Vanishing white matter disease (VWM) astrocytes express oligodendrocytic lineage-specific proteins. (A, B) Double stain for glial fibrillary acidic protein (GFAP) (A, patient VWM3) or vimentin (B, patient VWM99) and galactocerebroside (GalC) show dysmorphic astrocytes with homogeneous cytoplasmic GalC immunoreactivity extending far into the processes. (C) In astrocytes from VWM patients, GalC colocalizes with other astrocytic lineage specific-markers, including GFAPδ (patient VWM44). (D) GFAP-positive cells with astrocyte morphology also express olig2 with a cytoplasmic immunoreactivity pattern (patient VWM80). E: Primary culture of sorted glial progenitors shows a cell with both nuclear and cytoplasmically translocated olig2 and morphology and CD44-immunoreactivity, consistent with an astrocyte progenitor; 2 oligodendrocyte lineage-committed cells only express nuclear olig2 (patient VWM576).
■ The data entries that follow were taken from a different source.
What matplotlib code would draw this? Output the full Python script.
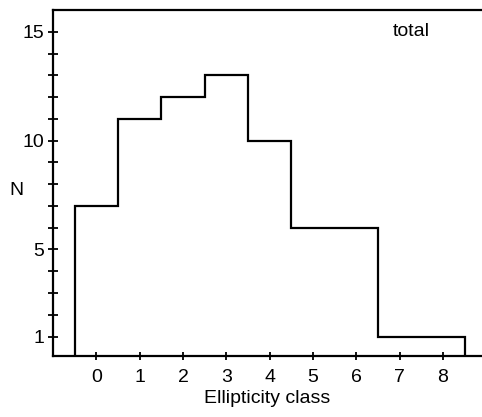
import matplotlib

matplotlib.use("Agg")
import matplotlib.pyplot as plt
import numpy as np

# counts per ellipticity class
classes = [0, 1, 2, 3, 4, 5, 6, 7, 8]
counts = [7, 11, 12, 13, 10, 6, 6, 1, 1]
y_labels = [1, 5, 10, 15]

plt.rcParams["font.family"] = ["Liberation Sans", "DejaVu Sans"]

fig = plt.figure(figsize=(4.82, 4.17), dpi=100)
ax = fig.add_axes([0.11, 0.146, 0.89, 0.83])

edges = np.arange(len(classes) + 1) - 0.5
ax.stairs(counts, edges, baseline=0, color="black", linewidth=1.6)

ax.set_xlim(-1, 8.9)
ax.set_ylim(0.1, 16)

ax.spines["right"].set_visible(False)
for side in ("left", "top", "bottom"):
    ax.spines[side].set_linewidth(1.6)

ax.set_xticks(classes)
ax.set_yticks(y_labels)
ax.set_yticks(range(1, 16), minor=True)
ax.tick_params(axis="x", direction="inout", length=6, width=1.3,
               labelsize=14, pad=6)
ax.tick_params(axis="y", which="both", direction="inout", length=7, width=1.3,
               labelsize=14, pad=3)

ax.set_xlabel("Ellipticity class", fontsize=14, labelpad=3)
ax.set_ylabel("N", fontsize=14, rotation=0)
ax.yaxis.set_label_coords(-0.085, 0.455)

ax.text(6.85, 15, "total", fontsize=14, va="center", ha="left")

fig.savefig("out.png", dpi=100)
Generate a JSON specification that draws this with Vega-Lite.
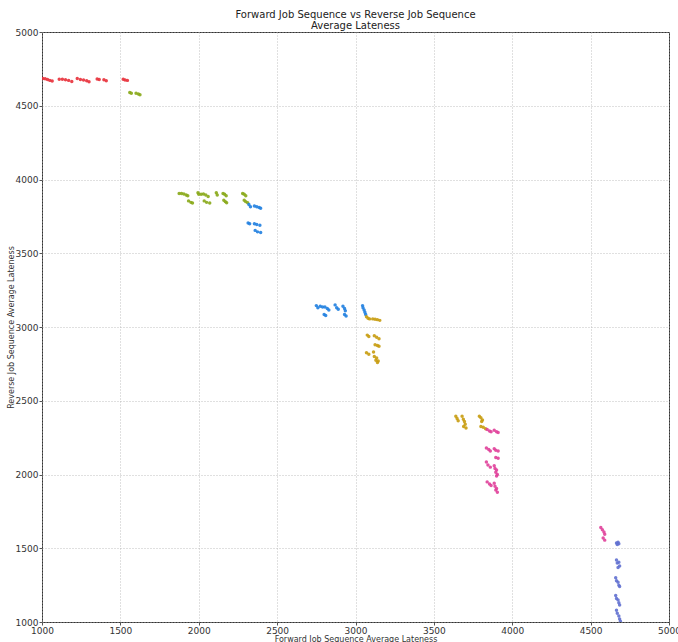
{
  "$schema": "https://vega.github.io/schema/vega-lite/v6.json",
  "width": 627,
  "height": 590,
  "autosize": {"type": "none"},
  "padding": {"left": 42, "top": 32, "right": 9, "bottom": 20},
  "background": "white",
  "title": {
    "text": ["Forward Job Sequence vs Reverse Job Sequence", "Average Lateness"],
    "fontSize": 10,
    "fontWeight": "normal",
    "font": "DejaVu Sans",
    "color": "#222",
    "anchor": "middle",
    "offset": -3,
    "lineHeight": 11
  },
  "data": {
    "values": [
      {"x": 1005, "y": 4685, "g": "A"}, {"x": 1020, "y": 4683, "g": "A"}, {"x": 1035, "y": 4678, "g": "A"}, {"x": 1050, "y": 4672, "g": "A"}, {"x": 1065, "y": 4668, "g": "A"},
      {"x": 1110, "y": 4680, "g": "A"}, {"x": 1130, "y": 4680, "g": "A"}, {"x": 1150, "y": 4676, "g": "A"}, {"x": 1170, "y": 4672, "g": "A"}, {"x": 1190, "y": 4665, "g": "A"},
      {"x": 1225, "y": 4685, "g": "A"}, {"x": 1245, "y": 4678, "g": "A"}, {"x": 1265, "y": 4675, "g": "A"}, {"x": 1285, "y": 4670, "g": "A"}, {"x": 1300, "y": 4662, "g": "A"},
      {"x": 1352, "y": 4682, "g": "A"}, {"x": 1365, "y": 4678, "g": "A"}, {"x": 1395, "y": 4676, "g": "A"}, {"x": 1410, "y": 4670, "g": "A"},
      {"x": 1518, "y": 4680, "g": "A"}, {"x": 1530, "y": 4675, "g": "A"}, {"x": 1545, "y": 4672, "g": "A"},
      {"x": 1560, "y": 4590, "g": "B"}, {"x": 1570, "y": 4585, "g": "B"}, {"x": 1600, "y": 4585, "g": "B"}, {"x": 1615, "y": 4580, "g": "B"}, {"x": 1625, "y": 4575, "g": "B"},
      {"x": 1875, "y": 3905, "g": "B"}, {"x": 1890, "y": 3905, "g": "B"}, {"x": 1905, "y": 3902, "g": "B"}, {"x": 1920, "y": 3895, "g": "B"}, {"x": 1930, "y": 3890, "g": "B"},
      {"x": 1935, "y": 3855, "g": "B"}, {"x": 1950, "y": 3845, "g": "B"}, {"x": 1960, "y": 3840, "g": "B"},
      {"x": 1995, "y": 3910, "g": "B"}, {"x": 2000, "y": 3900, "g": "B"},
      {"x": 2015, "y": 3900, "g": "B"}, {"x": 2030, "y": 3902, "g": "B"}, {"x": 2045, "y": 3895, "g": "B"}, {"x": 2060, "y": 3885, "g": "B"},
      {"x": 2035, "y": 3855, "g": "B"}, {"x": 2050, "y": 3845, "g": "B"}, {"x": 2070, "y": 3840, "g": "B"},
      {"x": 2112, "y": 3910, "g": "B"}, {"x": 2118, "y": 3895, "g": "B"},
      {"x": 2155, "y": 3905, "g": "B"}, {"x": 2165, "y": 3900, "g": "B"}, {"x": 2175, "y": 3890, "g": "B"},
      {"x": 2160, "y": 3860, "g": "B"}, {"x": 2170, "y": 3850, "g": "B"}, {"x": 2178, "y": 3842, "g": "B"},
      {"x": 2280, "y": 3905, "g": "B"}, {"x": 2290, "y": 3900, "g": "B"}, {"x": 2300, "y": 3890, "g": "B"},
      {"x": 2290, "y": 3860, "g": "B"}, {"x": 2300, "y": 3850, "g": "B"}, {"x": 2312, "y": 3842, "g": "B"},
      {"x": 2320, "y": 3830, "g": "C"}, {"x": 2330, "y": 3815, "g": "C"},
      {"x": 2355, "y": 3820, "g": "C"}, {"x": 2370, "y": 3815, "g": "C"}, {"x": 2385, "y": 3810, "g": "C"}, {"x": 2395, "y": 3805, "g": "C"},
      {"x": 2315, "y": 3705, "g": "C"}, {"x": 2325, "y": 3700, "g": "C"},
      {"x": 2355, "y": 3700, "g": "C"}, {"x": 2370, "y": 3695, "g": "C"}, {"x": 2390, "y": 3690, "g": "C"},
      {"x": 2360, "y": 3655, "g": "C"}, {"x": 2375, "y": 3645, "g": "C"}, {"x": 2395, "y": 3640, "g": "C"},
      {"x": 2750, "y": 3145, "g": "C"}, {"x": 2760, "y": 3130, "g": "C"}, {"x": 2775, "y": 3140, "g": "C"}, {"x": 2790, "y": 3135, "g": "C"}, {"x": 2805, "y": 3135, "g": "C"}, {"x": 2820, "y": 3125, "g": "C"}, {"x": 2830, "y": 3115, "g": "C"},
      {"x": 2800, "y": 3085, "g": "C"}, {"x": 2810, "y": 3078, "g": "C"},
      {"x": 2870, "y": 3150, "g": "C"}, {"x": 2880, "y": 3130, "g": "C"}, {"x": 2890, "y": 3120, "g": "C"},
      {"x": 2920, "y": 3140, "g": "C"}, {"x": 2930, "y": 3125, "g": "C"}, {"x": 2935, "y": 3110, "g": "C"},
      {"x": 2930, "y": 3085, "g": "C"}, {"x": 2940, "y": 3075, "g": "C"},
      {"x": 3045, "y": 3145, "g": "C"}, {"x": 3048, "y": 3130, "g": "C"}, {"x": 3055, "y": 3115, "g": "C"}, {"x": 3060, "y": 3100, "g": "C"}, {"x": 3065, "y": 3085, "g": "C"},
      {"x": 3070, "y": 3070, "g": "D"}, {"x": 3080, "y": 3060, "g": "D"}, {"x": 3090, "y": 3055, "g": "D"},
      {"x": 3110, "y": 3055, "g": "D"}, {"x": 3125, "y": 3052, "g": "D"}, {"x": 3140, "y": 3050, "g": "D"}, {"x": 3155, "y": 3045, "g": "D"},
      {"x": 3075, "y": 2945, "g": "D"}, {"x": 3085, "y": 2935, "g": "D"},
      {"x": 3120, "y": 2940, "g": "D"}, {"x": 3135, "y": 2930, "g": "D"}, {"x": 3150, "y": 2920, "g": "D"},
      {"x": 3125, "y": 2880, "g": "D"}, {"x": 3140, "y": 2875, "g": "D"}, {"x": 3150, "y": 2870, "g": "D"},
      {"x": 3070, "y": 2825, "g": "D"}, {"x": 3085, "y": 2815, "g": "D"},
      {"x": 3115, "y": 2830, "g": "D"}, {"x": 3120, "y": 2800, "g": "D"}, {"x": 3135, "y": 2790, "g": "D"}, {"x": 3130, "y": 2775, "g": "D"}, {"x": 3145, "y": 2770, "g": "D"}, {"x": 3140, "y": 2760, "g": "D"},
      {"x": 3640, "y": 2395, "g": "D"}, {"x": 3648, "y": 2380, "g": "D"}, {"x": 3655, "y": 2365, "g": "D"},
      {"x": 3680, "y": 2395, "g": "D"}, {"x": 3688, "y": 2375, "g": "D"}, {"x": 3695, "y": 2360, "g": "D"}, {"x": 3700, "y": 2340, "g": "D"},
      {"x": 3690, "y": 2325, "g": "D"}, {"x": 3705, "y": 2315, "g": "D"},
      {"x": 3790, "y": 2395, "g": "D"}, {"x": 3800, "y": 2385, "g": "D"}, {"x": 3810, "y": 2370, "g": "D"}, {"x": 3805, "y": 2360, "g": "D"},
      {"x": 3800, "y": 2325, "g": "D"}, {"x": 3815, "y": 2320, "g": "D"}, {"x": 3830, "y": 2310, "g": "D"},
      {"x": 3840, "y": 2305, "g": "E"}, {"x": 3855, "y": 2295, "g": "E"}, {"x": 3865, "y": 2290, "g": "E"},
      {"x": 3885, "y": 2300, "g": "E"}, {"x": 3900, "y": 2290, "g": "E"}, {"x": 3910, "y": 2285, "g": "E"},
      {"x": 3835, "y": 2180, "g": "E"}, {"x": 3850, "y": 2170, "g": "E"}, {"x": 3860, "y": 2160, "g": "E"},
      {"x": 3885, "y": 2175, "g": "E"}, {"x": 3895, "y": 2165, "g": "E"}, {"x": 3910, "y": 2160, "g": "E"},
      {"x": 3895, "y": 2115, "g": "E"}, {"x": 3910, "y": 2110, "g": "E"},
      {"x": 3835, "y": 2085, "g": "E"}, {"x": 3845, "y": 2065, "g": "E"}, {"x": 3860, "y": 2050, "g": "E"},
      {"x": 3885, "y": 2060, "g": "E"}, {"x": 3890, "y": 2040, "g": "E"}, {"x": 3900, "y": 2030, "g": "E"}, {"x": 3895, "y": 2015, "g": "E"}, {"x": 3905, "y": 2000, "g": "E"}, {"x": 3900, "y": 1990, "g": "E"},
      {"x": 3840, "y": 1950, "g": "E"}, {"x": 3855, "y": 1935, "g": "E"}, {"x": 3865, "y": 1925, "g": "E"},
      {"x": 3885, "y": 1940, "g": "E"}, {"x": 3890, "y": 1920, "g": "E"}, {"x": 3900, "y": 1905, "g": "E"}, {"x": 3895, "y": 1895, "g": "E"}, {"x": 3905, "y": 1880, "g": "E"},
      {"x": 4565, "y": 1640, "g": "E"}, {"x": 4575, "y": 1625, "g": "E"}, {"x": 4585, "y": 1610, "g": "E"}, {"x": 4590, "y": 1595, "g": "E"},
      {"x": 4580, "y": 1570, "g": "E"}, {"x": 4590, "y": 1555, "g": "E"},
      {"x": 4665, "y": 1535, "g": "F"}, {"x": 4675, "y": 1540, "g": "F"}, {"x": 4680, "y": 1530, "g": "F"}, {"x": 4670, "y": 1525, "g": "F"},
      {"x": 4665, "y": 1420, "g": "F"}, {"x": 4670, "y": 1400, "g": "F"}, {"x": 4680, "y": 1405, "g": "F"}, {"x": 4685, "y": 1380, "g": "F"}, {"x": 4675, "y": 1370, "g": "F"},
      {"x": 4660, "y": 1300, "g": "F"}, {"x": 4665, "y": 1280, "g": "F"}, {"x": 4675, "y": 1270, "g": "F"}, {"x": 4680, "y": 1250, "g": "F"}, {"x": 4685, "y": 1240, "g": "F"},
      {"x": 4660, "y": 1180, "g": "F"}, {"x": 4665, "y": 1160, "g": "F"}, {"x": 4675, "y": 1150, "g": "F"}, {"x": 4680, "y": 1130, "g": "F"}, {"x": 4685, "y": 1115, "g": "F"},
      {"x": 4665, "y": 1080, "g": "F"}, {"x": 4670, "y": 1060, "g": "F"}, {"x": 4680, "y": 1040, "g": "F"}, {"x": 4685, "y": 1020, "g": "F"}, {"x": 4690, "y": 1005, "g": "F"}
    ]
  },
  "mark": {"type": "point", "filled": true, "size": 12, "opacity": 0.9, "clip": true},
  "encoding": {
    "x": {
      "field": "x", "type": "quantitative",
      "scale": {"domain": [1000, 5000], "nice": false, "zero": false},
      "axis": {"title": "Forward Job Sequence Average Lateness", "values": [1000, 1500, 2000, 2500, 3000, 3500, 4000, 4500, 5000], "titlePadding": 0}
    },
    "y": {
      "field": "y", "type": "quantitative",
      "scale": {"domain": [1000, 5000], "nice": false, "zero": false},
      "axis": {"title": "Reverse Job Sequence Average Lateness", "values": [1000, 1500, 2000, 2500, 3000, 3500, 4000, 4500, 5000], "titlePadding": 0}
    },
    "color": {
      "field": "g", "type": "nominal", "legend": null,
      "scale": {"domain": ["A", "B", "C", "D", "E", "F"], "range": ["#e8303a", "#88a818", "#2080e0", "#c89c10", "#e0409a", "#6070d0"]}
    }
  },
  "config": {
    "font": "DejaVu Sans",
    "view": {"stroke": "#333", "strokeWidth": 1},
    "axis": {
      "format": "d",
      "labelFont": "DejaVu Sans",
      "labelFontSize": 9,
      "labelColor": "#333",
      "titleFont": "DejaVu Sans",
      "titleFontSize": 8,
      "titleFontWeight": "normal",
      "titleColor": "#333",
      "grid": true,
      "gridColor": "#b0b0b0",
      "gridDash": [1, 2],
      "gridWidth": 0.8,
      "domain": false,
      "tickSize": 3,
      "tickColor": "#555",
      "labelPadding": 1,
      "labelFlush": false,
      "labelOverlap": false
    }
  }
}
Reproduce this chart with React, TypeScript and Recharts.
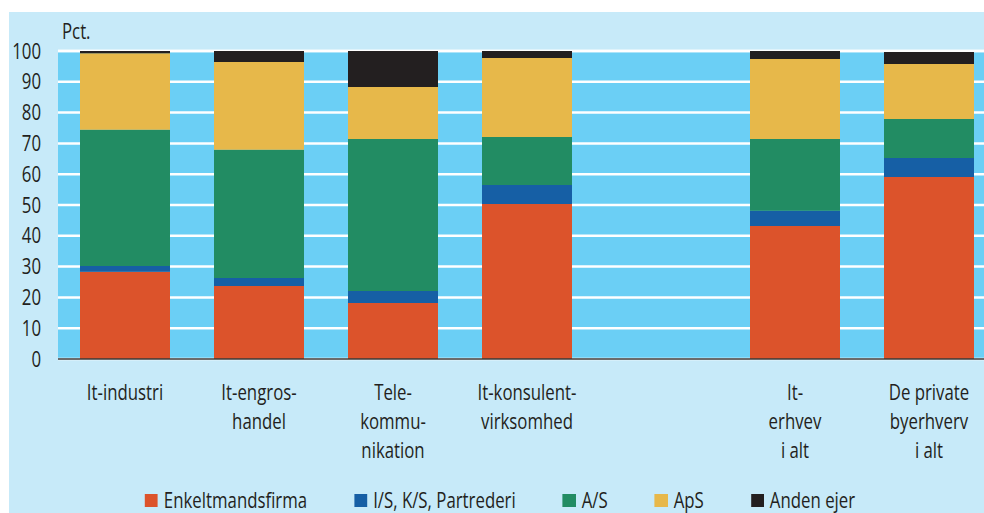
import React from 'react';
import { BarChart, Bar, XAxis, YAxis, CartesianGrid, Legend } from 'recharts';

// Ejerformer fordelt på brancher, pct.
const categories = [
    'It-industri',
    'It-engros-\nhandel',
    'Tele-\nkommu-\nnikation',
    'It-konsulent-\nvirksomhed',
    '',
    'It-\nerhvev\ni alt',
    'De private\nbyerhverv\ni alt',
];

const enkeltmandsfirma = [28.3, 23.7, 18.2, 50.3, null, 43.2, 59.1];
const isKsPartrederi = [1.9, 2.6, 3.9, 6.2, null, 4.9, 6.2];
const aktieselskab = [44.2, 41.6, 49.3, 15.6, null, 23.3, 12.6];
const anpartsselskab = [24.9, 28.5, 16.9, 25.6, null, 26.0, 17.9];
const andenEjer = [0.7, 3.6, 11.7, 2.3, null, 2.6, 3.9];

const yTicks = [0, 10, 20, 30, 40, 50, 60, 70, 80, 90, 100];

const series = [
    { key: 'enkelt', name: 'Enkeltmandsfirma', color: '#DC532B', values: enkeltmandsfirma },
    { key: 'is', name: 'I/S, K/S, Partrederi', color: '#165FA5', values: isKsPartrederi },
    { key: 'as', name: 'A/S', color: '#228C63', values: aktieselskab },
    { key: 'aps', name: 'ApS', color: '#E7B84A', values: anpartsselskab },
    { key: 'anden', name: 'Anden ejer', color: '#231F20', values: andenEjer },
];

const chartData = categories.map((name, i) => {
    const row: Record<string, string | number | null> = { name: name || `gap${i}` };
    series.forEach((s) => {
        row[s.key] = s.values[i];
    });
    return row;
});

// no condensed font installed, so squeeze Open Sans horizontally
const FONT = '"Open Sans", sans-serif';
const SQUEEZE = 0.8;
const TEXT = '#231F20';

const CategoryTick = (props: any) => {
    const { x, y, payload } = props;
    const label = categories[payload.index] ?? '';
    const lines = label ? label.split('\n') : [];
    return (
        <text
            transform={`translate(${x},${y}) scale(${SQUEEZE},1)`}
            textAnchor="middle"
            fill={TEXT}
            fontSize={21}
            fontFamily={FONT}
        >
            {lines.map((line, i) => (
                <tspan key={i} x={0} dy={i === 0 ? 41 : 29}>
                    {line}
                </tspan>
            ))}
        </text>
    );
};

const ValueTick = (props: any) => {
    const { x, y, payload } = props;
    return (
        <text
            transform={`translate(${x},${y}) scale(${SQUEEZE},1)`}
            textAnchor="end"
            dy="0.36em"
            fill={TEXT}
            fontSize={21}
            fontFamily={FONT}
        >
            {payload.value}
        </text>
    );
};

const PctLabel = (props: any) => {
    const { viewBox } = props;
    return (
        <text
            transform={`translate(${viewBox.x + viewBox.width + 4},${viewBox.y - 12}) scale(${SQUEEZE},1)`}
            fill={TEXT}
            fontSize={21}
            fontFamily={FONT}
        >
            Pct.
        </text>
    );
};

const LegendBox = () => (
    <div style={{ height: 50, paddingTop: 26, boxSizing: 'border-box' }}>
        <div
            style={{
                display: 'flex',
                justifyContent: 'center',
                gap: 47 / SQUEEZE,
                fontFamily: FONT,
                fontSize: 21,
                color: TEXT,
                lineHeight: '22px',
                transform: `scaleX(${SQUEEZE})`,
                transformOrigin: 'center',
            }}
        >
            {series.map((s) => (
                <div key={s.key} style={{ display: 'flex', alignItems: 'center', gap: 6 / SQUEEZE }}>
                    <span
                        style={{ width: 13 / SQUEEZE, height: 13, background: s.color, display: 'inline-block' }}
                    />
                    <span>{s.name}</span>
                </div>
            ))}
        </div>
    </div>
);

export default function App() {
    return (
        <>
            <style>{'body{margin:0;overflow:hidden}'}</style>
            <div
                style={{
                    margin: '12px 0 0 9px',
                    width: 975,
                    height: 501,
                    background: '#C7EAF9',
                    overflow: 'hidden',
                }}
            >
                <BarChart
                    width={987}
                    height={501}
                    data={chartData}
                    margin={{ top: 39, right: 0, bottom: 0, left: 0 }}
                    barCategoryGap={22}
                >
                    <CartesianGrid vertical={false} fill="#6BCFF5" stroke="#FFFFFF" strokeWidth={2.5} />
                    <XAxis
                        dataKey="name"
                        height={104}
                        tickLine={false}
                        tickSize={0}
                        tickMargin={0}
                        axisLine={{ stroke: '#3A3A3A', strokeWidth: 1.5 }}
                        tick={<CategoryTick />}
                        interval={0}
                    />
                    <YAxis
                        width={49}
                        domain={[0, 100]}
                        ticks={yTicks}
                        tickLine={false}
                        axisLine={false}
                        tickSize={0}
                        tickMargin={17}
                        tick={<ValueTick />}
                        label={{ value: 'Pct.', content: <PctLabel /> }}
                    />
                    <Legend verticalAlign="bottom" content={<LegendBox />} wrapperStyle={{ left: 0, width: 982 }} />
                    {series.map((s) => (
                        <Bar
                            key={s.key}
                            dataKey={s.key}
                            name={s.name}
                            stackId="ejer"
                            fill={s.color}
                            isAnimationActive={false}
                        />
                    ))}
                </BarChart>
            </div>
        </>
    );
}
In all panels, the nuclei are stained with DAPI (blue). Original magnifications: A, E, 200×; B–D, 400×.

Figure 4

Vanishing white matter disease (VWM) astrocytes over-express glial fibrillary acidic protein δ (GFAPδ) and αB-crystallin. (A) Dysmorphic astrocytes in the white matter of a VWM patient (VWM3) are strongly GFAPδ-positive. Immunoreactivity extends far into the processes (inset). (B) Higher amounts of GFAPδ are detected by Western blot of white matter lysates from 3 VWM patients vs. age-matched non-neurological disease controls. The upper blot shows GFAPδ (49 kDa) and the lower blot, the loading control glyceraldehyde-3-phosphate dehydrogenase (GAPDH) (37 kDa). (C) q-PCR of the same patients and controls confirms that GFAPδ expression is significantly increased at the mRNA level (p = 0.005, error bars = SDs). The abundance of the mRNA transcripts of the predominant isoform GFAPα is comparable (p = 0.4). (D) Dysmorphic VWM astrocytes also over-express αB-crystallin, shown colocalizing with the astrocytic marker vimentin (patient VWM3). (E, F) Similar GFAPδ (E) and αB-crystallin (F) expression is found in the white matter of the Alexander disease (AXD) patient, with strong perivascular αB-crystallin-immunoreactivity consistent with Rosenthal fibers (F). Note the normal morphology of AXD astrocytes (E). In all pictures nuclei are stained with DAPI (blue). Original magnifications: A, E, F, 200×; (A, inset) 630×; D, 400×.

Figure 5

Increased density of oligodendrocyte progenitor cells (OPCs) in the white matter of Vanishing white matter (VWM) patients. (A) There are higher numbers of OPCs in the white matter of VWM patients vs. controls as revealed by both platelet-derived growth factor α (PDGFRα) (p < 0.0001) and NG2 immunoreactivity (p = 0.001) (n = 5 patients, 3 controls; bars = SD). (B) Cell counts of Ki-67-positive OPCs show increased proliferation in VWM patients vs. non-neurological controls (p = 0.01) (n = 5 patients, 3 controls; bars = SD). (C–G) Both PDGFRα and NG2 antibodies identify cells with nuclear olig2-positivity (C, patient VWM295; D, patient VWM99) and little cytoplasm with multiple short branches (E–G, patient VWM367; PDGFRα). The olig2 antibody also labels cells with cytoplasmic immunoreactivity (uppermost cell in C; lower cell in D). These cells are presumably immature astrocytes. Nuclei in (C) and (D) are stained with DAPI (blue). Original magnifications: C, see bar; E, 200×; D, F, G, 400×.